Two of the UK's leading shopping centre owners - Land Securities and Lend Lease - have signed new management contracts, reflecting the search for innovation and the wider trend towards consolidation in the facilities management business.
At Bluewater and Touchwood, Lend Lease has agreed to adopt a new concept in shopping centre FM called Retail Fusion. The centre owner will have a stake in the business through its Vita Lend Lease FM company, which has formed a new joint venture with Johnson FM and Intelligent Property Group.
The partners claim Retail Fusion has been tailored specifically for use in shopping centres with a retail-centric business model that reflects footfall, customer spend and the exacting demands of the centres and their retailers.
Key to the new service is fusionmonitor.net, a bespoke IT platform developed by IPG for the specialist shopping centre environment. The platform allows increased transparency of operation, enhanced stakeholder communication, flexible and robust financial controls, as well as real-time management reporting.
Vita Lend Lease obviously has significant knowledge and experience of shopping centre ownership and management, and Johnson FM - which grew out of the Sears Group's in-house FM operation - has a strong retail track record. Their aim is to use Bluewater and Touchwood as a test-bed before looking for new business elsewhere.
Johnson FM director Paul Lewis says: "Our feeling is that shopping centres have not been managed to their full potential in the past. Bluewater and Touchwood are two very different centres and we're looking to get two very solid operational models before we take it to the wider market."
At the same time Land Securities Group has opted for just one FM service provider agreement for all of its properties in Scotland and the North of England. The deal with OCS will replace more than 450 separate existing contracts in areas such as security, cleaning, facilities management, engineering and supply chain delivery, allowing Land Securities to dramatically streamline its supplier base.
The new contract, worth £8.5m pa, covers more than 10 of Land Securities' shopping centres and is set for implementation in February 2008.
The company's property management and operations division opted for a single contract because of a desire to significantly reduce the processing costs of dealing with numerous contractors. From an occupier's point of view the landlord says the deal will help keep a lid on service charge increases in the shopping centres in the coming year.
Yvonne Wells, director of property management at Land Securities, explains: "We are effectively altering our entire approach to property services and moving forward in our drive to simplify operations and enable us to continue to deliver higher quality services and more competitive service charge costs to occupiers of retail properties.
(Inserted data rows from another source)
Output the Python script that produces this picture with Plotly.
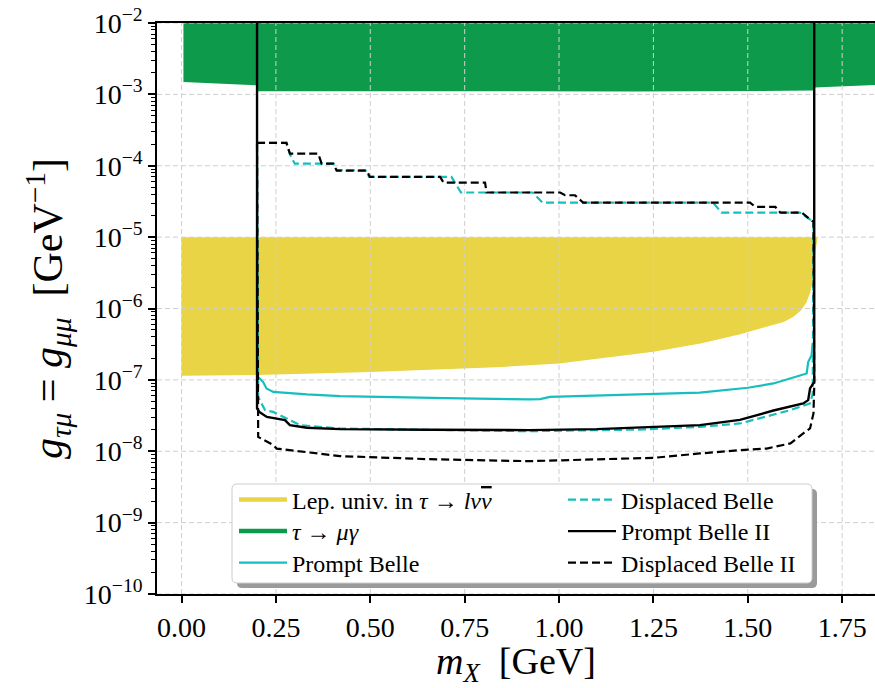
import plotly.graph_objects as go

# ---------------- data ----------------
# Lepton universality band (tau -> l nu nubar): lower edge, top fixed at 1e-5
lep_x = [0.0, 0.2, 0.5, 0.85, 1.0, 1.25, 1.375, 1.48, 1.54, 1.595, 1.62, 1.64,
         1.655, 1.665, 1.672, 1.678, 1.685]
lep_lo = [1.14e-7, 1.17e-7, 1.29e-7, 1.52e-7, 1.70e-7, 2.47e-7, 3.24e-7, 4.37e-7,
          5.37e-7, 6.46e-7, 7.59e-7, 9.33e-7, 1.20e-6, 1.66e-6, 2.34e-6, 5.6e-6, 1e-5]
lep_hi = 1e-5

# tau -> mu gamma: lower edge, region extends above the plot
tmg_x = [0.005, 0.1, 0.2, 0.2, 0.6, 1.2, 1.6, 1.676, 1.676, 1.75, 1.84]
tmg_lo = [1.49e-3, 1.41e-3, 1.34e-3, 1.11e-3, 1.10e-3, 1.10e-3, 1.12e-3, 1.135e-3,
          1.245e-3, 1.30e-3, 1.355e-3]
tmg_hi = 1e-2

# Prompt Belle
pb_x = [0.2, 0.203, 0.216, 0.225, 0.243, 0.332, 0.42, 0.5, 0.7, 0.92, 0.95, 0.976,
        1.25, 1.373, 1.5, 1.568, 1.656, 1.66, 1.669, 1.672]
pb_y = [1.17e-7, 1.10e-7, 9.38e-8, 7.59e-8, 6.79e-8, 6.25e-8, 5.92e-8, 5.78e-8,
        5.55e-8, 5.32e-8, 5.37e-8, 5.78e-8, 6.31e-8, 6.61e-8, 7.76e-8, 8.91e-8,
        1.23e-7, 1.78e-7, 2.22e-7, 3.24e-7]

# Displaced Belle (closed contour)
db_x = [0.2, 0.278, 0.288, 0.300, 0.402, 0.411, 0.487, 0.497, 0.715, 0.74, 0.93,
        0.956, 1.408, 1.43, 1.638, 1.674, 1.672, 1.665, 1.613, 1.479, 1.373, 1.223,
        0.92, 0.7, 0.42, 0.314, 0.278, 0.243, 0.221, 0.203, 0.2]
db_y = [2.09e-4, 2.09e-4, 1.41e-4, 1.07e-4, 1.07e-4, 8.65e-5, 8.65e-5, 6.97e-5,
        6.97e-5, 4.22e-5, 4.22e-5, 3.05e-5, 3.05e-5, 2.21e-5, 2.21e-5, 1.63e-5,
        6.46e-8, 4.68e-8, 3.77e-8, 2.45e-8, 2.20e-8, 2.02e-8, 1.91e-8, 1.98e-8,
        2.08e-8, 2.32e-8, 2.88e-8, 3.56e-8, 3.77e-8, 5.78e-8, 2.09e-4]

# Prompt Belle II (open at the top)
pb2_x = [0.2, 0.2, 0.206, 0.226, 0.274, 0.287, 0.332, 0.42, 0.65, 0.92, 1.1, 1.223,
         1.373, 1.479, 1.568, 1.647, 1.66, 1.665, 1.676, 1.676]
pb2_y = [1.3e-2, 3.98e-8, 3.56e-8, 3.03e-8, 2.73e-8, 2.32e-8, 2.13e-8, 2.04e-8,
         2.00e-8, 1.98e-8, 2.04e-8, 2.15e-8, 2.32e-8, 2.75e-8, 3.72e-8, 4.68e-8,
         5.20e-8, 7.59e-8, 9.38e-8, 1.3e-2]

# Displaced Belle II (closed contour)
db2_x = [0.2, 0.278, 0.287, 0.362, 0.371, 0.402, 0.411, 0.49, 0.499, 0.685, 0.694,
         0.804, 0.808, 1.003, 1.016, 1.042, 1.064, 1.506, 1.52, 1.573, 1.586, 1.643,
         1.674, 1.676, 1.674, 1.665, 1.647, 1.613, 1.55, 1.479, 1.373, 1.25, 0.92,
         0.65, 0.42, 0.332, 0.252, 0.243, 0.203, 0.2]
db2_y = [2.09e-4, 2.09e-4, 1.48e-4, 1.48e-4, 1.07e-4, 1.07e-4, 8.57e-5, 8.57e-5,
         6.97e-5, 6.97e-5, 5.82e-5, 5.82e-5, 4.22e-5, 4.22e-5, 3.86e-5, 3.86e-5,
         3.05e-5, 3.05e-5, 2.65e-5, 2.65e-5, 2.21e-5, 2.21e-5, 1.63e-5, 7.98e-8,
         3.39e-8, 2.09e-8, 1.78e-8, 1.29e-8, 1.09e-8, 1.035e-8, 9.31e-9, 8.09e-9,
         7.26e-9, 7.76e-9, 8.55e-9, 9.82e-9, 1.09e-8, 1.22e-8, 1.59e-8, 2.09e-4]

x_ticks = [0.0, 0.25, 0.5, 0.75, 1.0, 1.25, 1.5, 1.75]
y_ticks = [1e-10, 1e-9, 1e-8, 1e-7, 1e-6, 1e-5, 1e-4, 1e-3, 1e-2]
y_exponents = ["−10", "−9", "−8", "−7", "−6", "−5", "−4", "−3", "−2"]
y_minor = [m * d for d in y_ticks[:-1] for m in range(2, 10)]

# ---------------- style ----------------
YELLOW = "#E8D444"
GREEN = "#0D9A4A"
CYAN = "#17BEBE"
BLACK = "#000000"
FONT = "Liberation Serif"
X_RANGE = [-0.065, 1.837]
Y_RANGE = [-10, -2]

PL, PR, PT, PB = 157, 875, 23, 594
W, H = PR - PL, PB - PT


def px2paper(px, py):
    return (px - PL) / W, (PB - py) / H


fig = go.Figure()

# filled regions
fig.add_trace(go.Scatter(
    x=lep_x + lep_x[::-1], y=lep_lo + [lep_hi] * len(lep_x),
    fill="toself", fillcolor=YELLOW, line=dict(width=0), mode="lines",
    showlegend=False, hoverinfo="skip"))
fig.add_trace(go.Scatter(
    x=tmg_x + tmg_x[::-1], y=tmg_lo + [tmg_hi] * len(tmg_x),
    fill="toself", fillcolor=GREEN, line=dict(width=0), mode="lines",
    showlegend=False, hoverinfo="skip"))

# grid (above patches, below lines, like matplotlib)
gx, gy = [], []
for xv in x_ticks:
    gx += [xv, xv, None]
    gy += [y_ticks[0], y_ticks[-1], None]
for yv in y_ticks:
    gx += [X_RANGE[0], X_RANGE[1], None]
    gy += [yv, yv, None]
fig.add_trace(go.Scatter(x=gx, y=gy, mode="lines",
                         line=dict(color="#cfcfcf", width=1, dash="5px,3px"),
                         showlegend=False, hoverinfo="skip"))

DASH = "8px,4px"
fig.add_trace(go.Scatter(x=pb_x, y=pb_y, mode="lines", name="Prompt Belle",
                         line=dict(color=CYAN, width=2.2), legend="legend3"))
fig.add_trace(go.Scatter(x=db_x, y=db_y, mode="lines", name="Displaced Belle",
                         line=dict(color=CYAN, width=2.2, dash=DASH),
                         legend="legend4"))
fig.add_trace(go.Scatter(x=pb2_x, y=pb2_y, mode="lines", name="Prompt Belle II",
                         line=dict(color=BLACK, width=2.4), legend="legend5"))
fig.add_trace(go.Scatter(x=db2_x, y=db2_y, mode="lines", name="Displaced Belle II",
                         line=dict(color=BLACK, width=2.2, dash=DASH),
                         legend="legend6"))

# legend-only entries for the filled regions
fig.add_trace(go.Scatter(
    x=[None], y=[None], mode="lines",
    name="Lep. univ. in <i>τ</i> → <i>lν</i><span style=\"text-decoration:overline\"><i>ν</i></span>",
    line=dict(color=YELLOW, width=4.5), legend="legend"))
fig.add_trace(go.Scatter(x=[None], y=[None], mode="lines",
                         name="<i>τ</i> → <i>μγ</i>",
                         line=dict(color=GREEN, width=4.5), legend="legend2"))


def rounded(x0p, y0p, x1p, y1p, r=5):
    x0, y1 = px2paper(x0p, y0p)
    x1, y0 = px2paper(x1p, y1p)
    rx, ry = r / W, r / H
    return (f"M {x0+rx},{y1} L {x1-rx},{y1} Q {x1},{y1} {x1},{y1-ry} "
            f"L {x1},{y0+ry} Q {x1},{y0} {x1-rx},{y0} L {x0+rx},{y0} "
            f"Q {x0},{y0} {x0},{y0+ry} L {x0},{y1-ry} Q {x0},{y1} {x0+rx},{y1} Z")


fig.add_shape(type="path", path=rounded(237, 489, 817, 588), xref="paper",
              yref="paper", fillcolor="#9a9a9a", line=dict(width=0), layer="above")
fig.add_shape(type="path", path=rounded(232, 484, 812, 583), xref="paper",
              yref="paper", fillcolor="white", line=dict(color="#cccccc", width=1),
              layer="above")

legend_common = dict(bgcolor="rgba(0,0,0,0)", borderwidth=0,
                     font=dict(family=FONT, size=24, color="black"),
                     xanchor="left", yanchor="middle", itemwidth=48)
col_px = [234, 563]
row_py = [500, 531.5, 563]
legends = {}
names = ["legend", "legend2", "legend3", "legend4", "legend5", "legend6"]
for i, nm in enumerate(names):
    c, r = divmod(i, 3)
    lx, ly = px2paper(col_px[c], row_py[r])
    legends[nm] = dict(x=lx, y=ly, **legend_common)

SP = "\u00a0"
fig.update_layout(
    template="none",
    width=875, height=688,
    margin=dict(l=PL, r=875 - PR, t=PT, b=688 - PB, autoexpand=False),
    paper_bgcolor="white", plot_bgcolor="white",
    font=dict(family=FONT, size=28, color="black"),
    xaxis=dict(range=X_RANGE, tickmode="array", tickvals=x_ticks,
               ticktext=[f"{v:.2f}" for v in x_ticks],
               ticks="outside", ticklen=7, tickwidth=1.5, tickcolor="black",
               showline=True, linecolor="black", linewidth=1.8, mirror=True,
               showgrid=False, zeroline=False, automargin=False,
               tickfont=dict(family=FONT, size=28),
               title=dict(text=f"{SP}{SP}{SP}<i>m</i><sub><i>X</i></sub>{SP}{SP}[GeV]",
                          font=dict(family=FONT, size=38), standoff=2)),
    yaxis=dict(type="log", range=Y_RANGE, tickmode="array", tickvals=y_ticks,
               ticktext=[f"10<sup>{e}</sup>" for e in y_exponents],
               ticks="outside", ticklen=7, tickwidth=1.5, tickcolor="black",
               minor=dict(tickmode="array", tickvals=y_minor, ticks="outside",
                          ticklen=4, tickwidth=1, tickcolor="black",
                          showgrid=False),
               showline=True, linecolor="black", linewidth=1.8, mirror=False,
               showgrid=False, zeroline=False, automargin=False,
               tickfont=dict(family=FONT, size=28),
               title=dict(text=(f"<i>g</i><sub><i>τμ</i></sub>{SP}={SP}"
                                f"<i>g</i><sub><i>μμ</i></sub>{SP}{SP}"
                                f"[GeV<sup>−1</sup>]"),
                          font=dict(family=FONT, size=42), standoff=8)),
    **legends,
)

fig.write_html("out.html", config={"displayModeBar": False},
               post_script="document.body.style.margin='0px';"
                           "document.body.style.padding='0px';")
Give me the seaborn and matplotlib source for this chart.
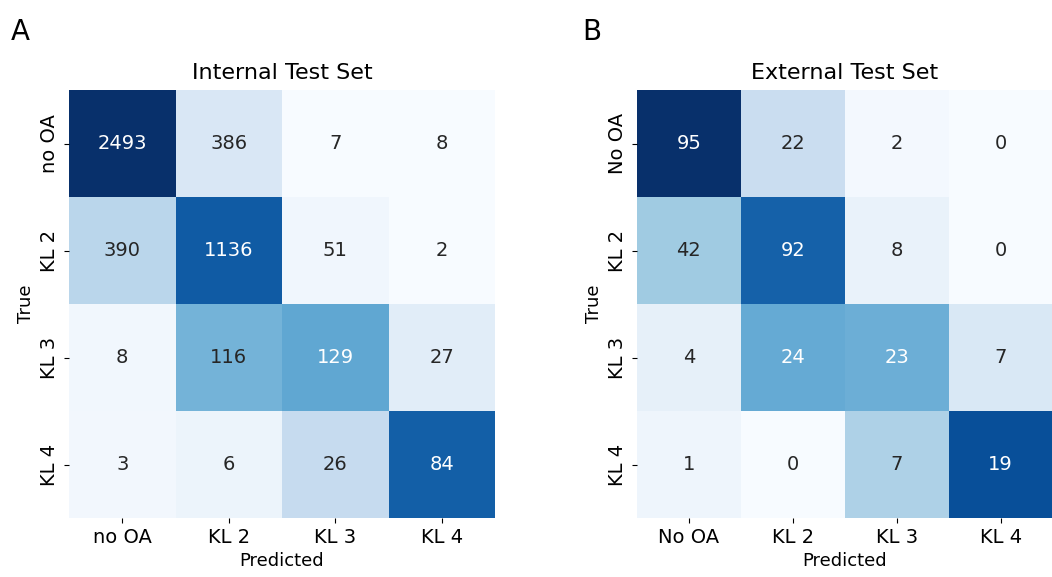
import numpy as np
import matplotlib
matplotlib.use("Agg")
import matplotlib.pyplot as plt
import seaborn as sns

# === Data ===
internal_labels = ["no OA", "KL 2", "KL 3", "KL 4"]
external_labels = ["No OA", "KL 2", "KL 3", "KL 4"]

internal_counts = np.array([
    [2493, 386, 7, 8],
    [390, 1136, 51, 2],
    [8, 116, 129, 27],
    [3, 6, 26, 84],
])
external_counts = np.array([
    [95, 22, 2, 0],
    [42, 92, 8, 0],
    [4, 24, 23, 7],
    [1, 0, 7, 19],
])

plt.rcParams["font.family"] = ["DejaVu Sans"]

# === Plot ===
fig = plt.figure(figsize=(10.52, 5.77), dpi=100)
ax1 = fig.add_axes([0.0656, 0.102, 0.405, 0.742])
ax2 = fig.add_axes([0.6055, 0.102, 0.395, 0.742])

panels = [
    (ax1, internal_counts, internal_labels, "Internal Test Set", "A", 0.010),
    (ax2, external_counts, external_labels, "External Test Set", "B", 0.553),
]

for ax, counts, labels, title, letter, lx in panels:
    norm = counts / counts.sum(axis=1, keepdims=True)  # colour by row share
    sns.heatmap(norm, annot=counts, fmt="d", cmap="Blues", cbar=False,
                xticklabels=labels, yticklabels=labels, ax=ax,
                annot_kws={"fontsize": 14})
    ax.set_title(title, fontsize=16, pad=8)
    ax.set_xlabel("Predicted", fontsize=13)
    ax.set_ylabel("True", fontsize=13)
    ax.tick_params(labelsize=14)
    plt.setp(ax.get_yticklabels(), rotation=90, va="center")
    fig.text(lx, 0.93, letter, fontsize=20)

# === Save ===
fig.savefig("out.png", dpi=100)
plt.close(fig)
"We have deliberately chosen a route with a service partner because we want a long-term relationship that also delivers training and career paths for those who work with us." And she added: "It will be no surprise that we are now looking at extending this approach across the rest of our retail property operations business."
The announcement follows a detailed 18-month assessment of all Land Securities' support processes and service charge operations, spearheaded by Wells and other executives. Wells explains: "The team re-assessed the way in which every aspect of the service charge is delivered."
And she promises that a lower service charge is only one of the benefits that will flow from the single-source approach. She says: "Occupiers of our buildings should also benefit from improved services through the partnership approach with performance management incentives, transparency of costs, consistency of standards, and more focused teams."
The new strategy brings Land Securities in line with the revised service charge code of practice that came into effect in April this year, and the company aims to monitor progress under the new contract by expanding its regular customer satisfaction surveys to ensure occupiers are getting the right service.
"We are focused on creating what we intend to be seen as industry leading management and operations support for our occupiers," Wells said. "Land Securities is delivering a real sea change in the landlord-occupier relationship."